Hayattan bir şeyler alan hayâta birşeyler vermek borcundadır. Bir yerde hak varsa vazife de vardır. Hakkını kullanan vazîfesini yapacaktır. Vazîfemiz nedir? Üretmektir: Bilgi üretmek, duygu üretmek, iman üretmek, ekmek üretmek. Üretip cümle canlara faydalı olmak. Bu tavır, içinde bir cennet saâdeti barındırır. “Veren el” olma duygusu şifâlı bir duygudur. Bir diken bile zamanı geldiğinde gülünü açar, ikrâmını sunar. İnsan bunca donanımına rağmen in’amsız, ikramsız kalabilir mi? Sürekli yaratan Allah’ın sürekli üreten kulları olur. Üretimsizlik ölüye yakışır. Durgun ve bereketsiz bir hayat kabir sıkıntısı getirir. “Tembellik ölümün küçük kardeşi, yoksulluk hayâtın büyük düşmanıdır. Tembel bir hayat seyrinin vicdân azâbından hâli kalması düşünülemez. Duran düşer ve düşen ezilir. Güçsüz mü bir insan, onu kardeşleri yer.” Cümlemizce ma’lumdur ki, insan işe yaradığı kadar kıymetlidir ve mesuttur.
Oğul, “insanlarla geçinmenin bir yolu bulunmalıdır” diye düşünüyorum. İnsanlar bizim gibi düşünmeyebilir, bizim gibi inanmayabilir. Asgari müştereklerimiz kitap ve sünnettir ama, inanmayanlar da var, imânını ciddiye almayanlar da. Doğru dürüst ve yaygın bir İslâmî eğitim olmadığından, çoğunluğun vicdânî bir tavır sergilemesini beklemek temennîden ibârettir. Uzun, ince bir eğitimden geçmeyen insanların dikenleri güllerinden çoktur. Yine de sen dikenlere değil güllere bak, dikenlerden teğet geç. Aksi takdirde dikenler göze, çiğ tavırlar öze öze batacaktır. Dikenler arasından üstünü başını yoldurmadan yol almaya bak. Çünkü yeryüzünün bütün dikenlerini temizlemek mümkün değildir. Arabanı fazla hırpalamadan bu taşlı, tezekli yoldan ilerle. “Ele geçmezse sevdiğimiz, çâre ne? Eldekini seveceğiz. Yaşama sevincini de, mücâdele azmini de canlı tutmanın bir usûlunü bul. Çok bunalırsan işi deliliğe vurdur. Bâzı ahvâlde bu bir çıkış yoludur. Her şeye rağmen insanlara darılma kırılma. “Tavşan dağa küsmüş de dağın haberi olmamış” derler. Teğet geçmeyi, deliliğe vurdurmayı öğrenmezsen lânet etmeyi ve dilenmeyi öğrenirsin oğul. Bunları kırılmanı istemediğim için söylüyorum.

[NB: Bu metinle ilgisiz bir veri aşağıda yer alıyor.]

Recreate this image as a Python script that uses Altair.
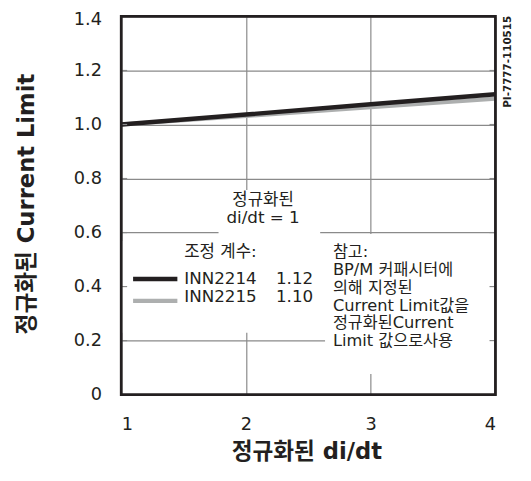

Küçük de olsa, “gerçek dostlar”dan müteşekkil bir gurubun olmalı. Ölümlü dünyâda insanın gidecek biryeri içten ve sansürsüz konuşacağı dostları bulunmalı. Bunlar bir elin beş parmağını geçmez ama, olsun. Az olsun, öz olsun. Dostlar meclisi, aşk ve huzur üreten bir has bahçedir, belediye kahvesi değildir.
İnsan, hayâtın ibtidâsında, pırıl pırıl küçük bir dereye benzetilecek olursa, yığın hâlindeki sıradan insanlar da çöllere benzetilebilir. Bu dere boyuna postuna bakmadan mecrâsını (yatağını) bırakıp çöllere sapacak olursa, gör başına neler gelir.

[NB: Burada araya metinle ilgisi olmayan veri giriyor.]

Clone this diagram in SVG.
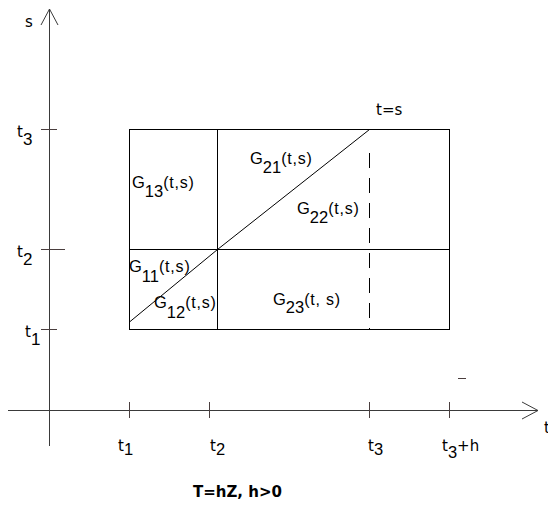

Oğul, hayat ilimsiz, ilim aşksız, aşk imansız olmaz. “Olur” diyenler işin özüne eremeyenlerdir. İlim gereklidir ama yeterli değildir. İlle aşk ve iman ile birleşmelidir. İçine aşk ve iman katılmış bilgiye irfân ederler. rfân’ın diğer adı gönül bilgisidir. İrfan gönülde meydâna gelen bilgidir. Gönül bilgisi ılık yağmurlar gibidir. Nasıl ki bahar yağmurları tabiatı canlandırırsa, gönül bilgisi de insanı heyecanlandırır, nice sevgilere kapı aralar.
Oğul, bu sözleri istersen bir babanın oğluna, istersen bir dostun, dostuna tavsiyeleri olarak kabûl et. Bunlar tecrübe ve bilgilere istinâden söylenmiş kalbî ve vicdânî sözlerdir vesselâm.